Given records >>
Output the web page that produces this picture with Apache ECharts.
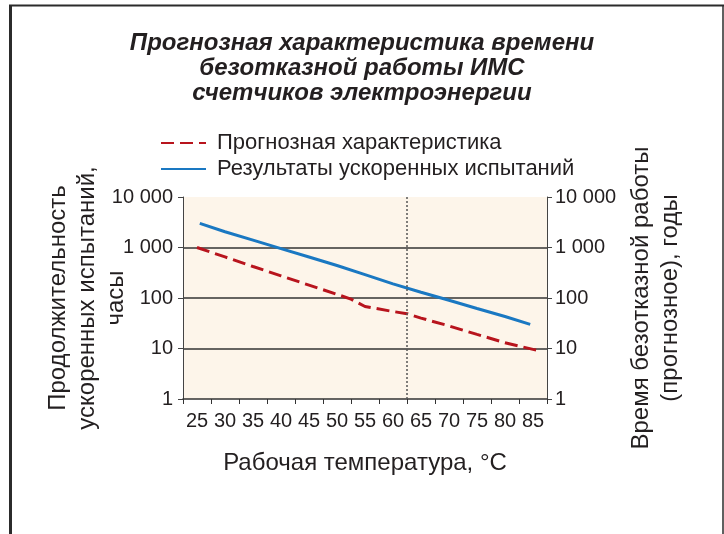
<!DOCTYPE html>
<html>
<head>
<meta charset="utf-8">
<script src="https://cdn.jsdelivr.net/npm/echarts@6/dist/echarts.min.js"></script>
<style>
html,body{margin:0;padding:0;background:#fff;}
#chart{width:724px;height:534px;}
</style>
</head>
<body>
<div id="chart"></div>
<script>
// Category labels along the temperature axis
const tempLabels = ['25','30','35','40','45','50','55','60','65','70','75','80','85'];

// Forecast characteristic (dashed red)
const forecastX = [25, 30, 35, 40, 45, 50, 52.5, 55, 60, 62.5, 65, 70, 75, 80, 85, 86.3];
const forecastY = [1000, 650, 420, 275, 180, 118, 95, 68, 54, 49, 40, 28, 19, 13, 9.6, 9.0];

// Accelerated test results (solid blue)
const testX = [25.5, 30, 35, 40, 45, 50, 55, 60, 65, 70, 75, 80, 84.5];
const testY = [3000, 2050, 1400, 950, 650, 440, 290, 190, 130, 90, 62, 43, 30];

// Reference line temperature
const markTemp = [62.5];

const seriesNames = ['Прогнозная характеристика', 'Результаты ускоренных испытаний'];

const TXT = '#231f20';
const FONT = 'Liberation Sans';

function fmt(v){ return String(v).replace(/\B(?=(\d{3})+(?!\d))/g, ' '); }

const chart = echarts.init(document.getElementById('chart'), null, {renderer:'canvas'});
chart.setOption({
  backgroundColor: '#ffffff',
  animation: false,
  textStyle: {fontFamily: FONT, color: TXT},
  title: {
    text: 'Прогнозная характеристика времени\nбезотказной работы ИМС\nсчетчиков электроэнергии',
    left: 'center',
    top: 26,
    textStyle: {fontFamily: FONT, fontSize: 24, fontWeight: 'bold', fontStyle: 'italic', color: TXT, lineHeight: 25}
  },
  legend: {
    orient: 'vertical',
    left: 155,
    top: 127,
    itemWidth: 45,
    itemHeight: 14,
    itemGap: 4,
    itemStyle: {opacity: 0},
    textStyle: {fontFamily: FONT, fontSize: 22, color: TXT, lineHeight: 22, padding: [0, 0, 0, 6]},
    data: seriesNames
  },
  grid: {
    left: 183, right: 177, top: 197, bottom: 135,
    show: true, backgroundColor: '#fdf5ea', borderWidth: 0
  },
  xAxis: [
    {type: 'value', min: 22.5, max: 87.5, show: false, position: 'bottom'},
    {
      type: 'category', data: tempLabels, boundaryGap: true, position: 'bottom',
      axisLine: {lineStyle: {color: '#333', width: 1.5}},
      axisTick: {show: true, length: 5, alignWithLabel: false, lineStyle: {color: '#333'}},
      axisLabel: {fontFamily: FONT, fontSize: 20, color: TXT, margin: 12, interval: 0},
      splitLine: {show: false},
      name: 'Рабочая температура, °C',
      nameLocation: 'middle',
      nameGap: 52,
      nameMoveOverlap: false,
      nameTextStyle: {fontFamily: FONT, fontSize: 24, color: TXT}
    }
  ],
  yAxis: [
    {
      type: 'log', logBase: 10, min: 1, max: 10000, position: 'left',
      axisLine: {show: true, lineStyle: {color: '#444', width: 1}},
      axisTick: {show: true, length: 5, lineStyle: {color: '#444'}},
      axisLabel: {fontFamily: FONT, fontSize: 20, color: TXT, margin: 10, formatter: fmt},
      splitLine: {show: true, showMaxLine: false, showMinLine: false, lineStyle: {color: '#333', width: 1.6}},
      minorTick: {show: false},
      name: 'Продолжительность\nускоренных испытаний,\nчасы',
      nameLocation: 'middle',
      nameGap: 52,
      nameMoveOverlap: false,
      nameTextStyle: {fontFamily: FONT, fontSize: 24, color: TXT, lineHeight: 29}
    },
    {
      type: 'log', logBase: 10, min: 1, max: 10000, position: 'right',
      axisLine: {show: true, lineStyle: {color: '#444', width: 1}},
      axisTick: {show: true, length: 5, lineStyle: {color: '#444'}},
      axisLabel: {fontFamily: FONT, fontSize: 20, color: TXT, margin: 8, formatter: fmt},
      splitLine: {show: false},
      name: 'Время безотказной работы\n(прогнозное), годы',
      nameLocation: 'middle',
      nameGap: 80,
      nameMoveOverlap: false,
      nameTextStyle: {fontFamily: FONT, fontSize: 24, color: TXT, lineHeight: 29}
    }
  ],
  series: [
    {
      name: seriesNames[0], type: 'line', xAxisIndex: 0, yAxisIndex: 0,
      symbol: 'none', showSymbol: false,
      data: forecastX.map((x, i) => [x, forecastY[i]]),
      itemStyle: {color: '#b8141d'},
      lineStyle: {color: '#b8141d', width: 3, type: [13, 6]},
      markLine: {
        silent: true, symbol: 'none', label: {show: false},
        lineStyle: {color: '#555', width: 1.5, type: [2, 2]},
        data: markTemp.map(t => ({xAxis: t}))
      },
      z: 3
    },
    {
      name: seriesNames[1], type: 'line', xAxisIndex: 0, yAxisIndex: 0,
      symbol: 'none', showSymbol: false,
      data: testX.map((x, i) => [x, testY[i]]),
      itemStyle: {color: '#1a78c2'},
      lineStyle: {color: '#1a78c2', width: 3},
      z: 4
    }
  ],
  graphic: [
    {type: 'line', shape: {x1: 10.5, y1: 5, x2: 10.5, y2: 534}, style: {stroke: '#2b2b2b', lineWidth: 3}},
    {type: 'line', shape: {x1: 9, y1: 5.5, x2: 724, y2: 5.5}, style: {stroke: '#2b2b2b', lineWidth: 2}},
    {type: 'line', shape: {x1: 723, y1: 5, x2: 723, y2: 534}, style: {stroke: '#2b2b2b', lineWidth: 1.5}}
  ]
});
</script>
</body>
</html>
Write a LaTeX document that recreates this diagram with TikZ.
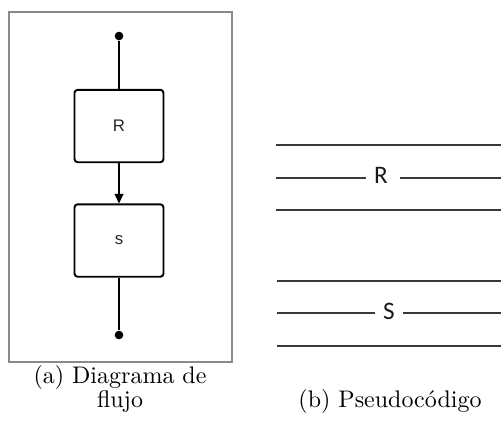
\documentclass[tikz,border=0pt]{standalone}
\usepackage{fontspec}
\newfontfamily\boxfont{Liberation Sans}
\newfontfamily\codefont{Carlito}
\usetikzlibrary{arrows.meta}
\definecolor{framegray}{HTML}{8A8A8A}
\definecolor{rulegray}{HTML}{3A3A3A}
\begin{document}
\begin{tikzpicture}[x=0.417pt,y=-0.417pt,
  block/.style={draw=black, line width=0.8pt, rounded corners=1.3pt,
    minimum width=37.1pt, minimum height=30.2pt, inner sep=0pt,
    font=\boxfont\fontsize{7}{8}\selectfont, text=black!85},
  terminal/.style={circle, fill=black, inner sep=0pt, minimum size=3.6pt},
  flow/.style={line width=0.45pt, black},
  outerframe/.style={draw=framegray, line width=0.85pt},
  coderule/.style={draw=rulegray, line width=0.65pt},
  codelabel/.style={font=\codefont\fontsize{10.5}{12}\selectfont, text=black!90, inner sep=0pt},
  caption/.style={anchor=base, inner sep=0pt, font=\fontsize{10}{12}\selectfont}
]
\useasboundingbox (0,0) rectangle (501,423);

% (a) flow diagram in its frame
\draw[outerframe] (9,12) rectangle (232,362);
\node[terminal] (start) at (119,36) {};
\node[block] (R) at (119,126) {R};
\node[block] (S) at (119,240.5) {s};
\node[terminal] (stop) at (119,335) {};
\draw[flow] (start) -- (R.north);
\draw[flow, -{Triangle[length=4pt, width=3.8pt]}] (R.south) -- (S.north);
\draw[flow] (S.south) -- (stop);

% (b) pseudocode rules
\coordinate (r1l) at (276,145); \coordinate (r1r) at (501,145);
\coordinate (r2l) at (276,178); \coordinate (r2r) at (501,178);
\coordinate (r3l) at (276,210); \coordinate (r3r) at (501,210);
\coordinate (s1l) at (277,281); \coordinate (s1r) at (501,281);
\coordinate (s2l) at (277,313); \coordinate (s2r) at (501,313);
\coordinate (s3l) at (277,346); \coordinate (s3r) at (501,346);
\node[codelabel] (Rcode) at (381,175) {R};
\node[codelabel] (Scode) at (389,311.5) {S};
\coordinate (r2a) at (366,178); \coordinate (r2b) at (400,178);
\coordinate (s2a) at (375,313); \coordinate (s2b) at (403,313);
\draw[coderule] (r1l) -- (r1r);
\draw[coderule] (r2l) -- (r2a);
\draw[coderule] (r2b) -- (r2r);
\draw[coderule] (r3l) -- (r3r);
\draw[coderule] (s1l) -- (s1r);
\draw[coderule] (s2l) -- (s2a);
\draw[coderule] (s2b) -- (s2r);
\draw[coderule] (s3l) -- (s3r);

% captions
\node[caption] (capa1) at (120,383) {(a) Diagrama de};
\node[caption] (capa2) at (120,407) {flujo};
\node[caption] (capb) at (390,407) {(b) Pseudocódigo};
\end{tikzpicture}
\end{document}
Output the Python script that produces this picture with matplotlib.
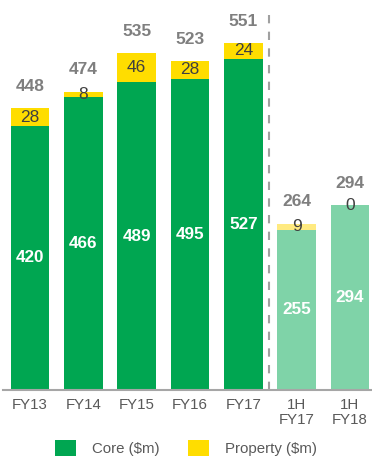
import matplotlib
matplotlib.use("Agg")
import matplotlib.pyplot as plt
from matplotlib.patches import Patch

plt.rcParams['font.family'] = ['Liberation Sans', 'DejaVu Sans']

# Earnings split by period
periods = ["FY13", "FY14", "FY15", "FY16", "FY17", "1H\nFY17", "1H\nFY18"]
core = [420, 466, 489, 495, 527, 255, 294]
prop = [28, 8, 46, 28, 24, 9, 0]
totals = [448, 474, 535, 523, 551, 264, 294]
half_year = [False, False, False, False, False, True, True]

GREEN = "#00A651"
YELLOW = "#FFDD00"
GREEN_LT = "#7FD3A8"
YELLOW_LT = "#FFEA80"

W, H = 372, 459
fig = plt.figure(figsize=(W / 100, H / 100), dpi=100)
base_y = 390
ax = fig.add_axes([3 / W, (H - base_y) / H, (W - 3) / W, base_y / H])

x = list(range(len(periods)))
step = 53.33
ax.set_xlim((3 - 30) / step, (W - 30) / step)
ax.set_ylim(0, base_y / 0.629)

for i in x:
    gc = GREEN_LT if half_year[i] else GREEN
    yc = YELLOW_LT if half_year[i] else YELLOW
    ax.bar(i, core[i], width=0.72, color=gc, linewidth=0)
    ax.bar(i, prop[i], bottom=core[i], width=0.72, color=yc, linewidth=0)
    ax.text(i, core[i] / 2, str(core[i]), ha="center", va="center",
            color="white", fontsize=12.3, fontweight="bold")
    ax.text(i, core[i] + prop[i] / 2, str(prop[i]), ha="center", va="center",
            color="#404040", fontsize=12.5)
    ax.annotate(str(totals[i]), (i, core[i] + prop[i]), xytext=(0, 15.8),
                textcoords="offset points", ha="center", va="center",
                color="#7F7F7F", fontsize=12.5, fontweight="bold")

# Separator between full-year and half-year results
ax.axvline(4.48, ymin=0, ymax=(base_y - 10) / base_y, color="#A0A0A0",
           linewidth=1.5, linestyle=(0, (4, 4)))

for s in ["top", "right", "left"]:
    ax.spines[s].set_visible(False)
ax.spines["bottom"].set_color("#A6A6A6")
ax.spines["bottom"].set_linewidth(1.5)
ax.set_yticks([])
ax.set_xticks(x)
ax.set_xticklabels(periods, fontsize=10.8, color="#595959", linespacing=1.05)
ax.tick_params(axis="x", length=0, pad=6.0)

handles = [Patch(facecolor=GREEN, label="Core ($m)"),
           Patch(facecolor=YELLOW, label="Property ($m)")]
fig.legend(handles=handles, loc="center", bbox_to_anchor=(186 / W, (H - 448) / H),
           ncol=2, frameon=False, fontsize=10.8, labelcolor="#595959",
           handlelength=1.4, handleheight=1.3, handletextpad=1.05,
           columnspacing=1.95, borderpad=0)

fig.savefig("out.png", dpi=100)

Requirements >>
Copy the listing above exactly, but only from the line with "Output the Python" through the line with "ax.set_ylim(0, base_y / 0.629)", including those two lines and excluding any picture.

Task result >>
Output the Python script that produces this picture with matplotlib.
import matplotlib
matplotlib.use("Agg")
import matplotlib.pyplot as plt
from matplotlib.patches import Patch

plt.rcParams['font.family'] = ['Liberation Sans', 'DejaVu Sans']

# Earnings split by period
periods = ["FY13", "FY14", "FY15", "FY16", "FY17", "1H\nFY17", "1H\nFY18"]
core = [420, 466, 489, 495, 527, 255, 294]
prop = [28, 8, 46, 28, 24, 9, 0]
totals = [448, 474, 535, 523, 551, 264, 294]
half_year = [False, False, False, False, False, True, True]

GREEN = "#00A651"
YELLOW = "#FFDD00"
GREEN_LT = "#7FD3A8"
YELLOW_LT = "#FFEA80"

W, H = 372, 459
fig = plt.figure(figsize=(W / 100, H / 100), dpi=100)
base_y = 390
ax = fig.add_axes([3 / W, (H - base_y) / H, (W - 3) / W, base_y / H])

x = list(range(len(periods)))
step = 53.33
ax.set_xlim((3 - 30) / step, (W - 30) / step)
ax.set_ylim(0, base_y / 0.629)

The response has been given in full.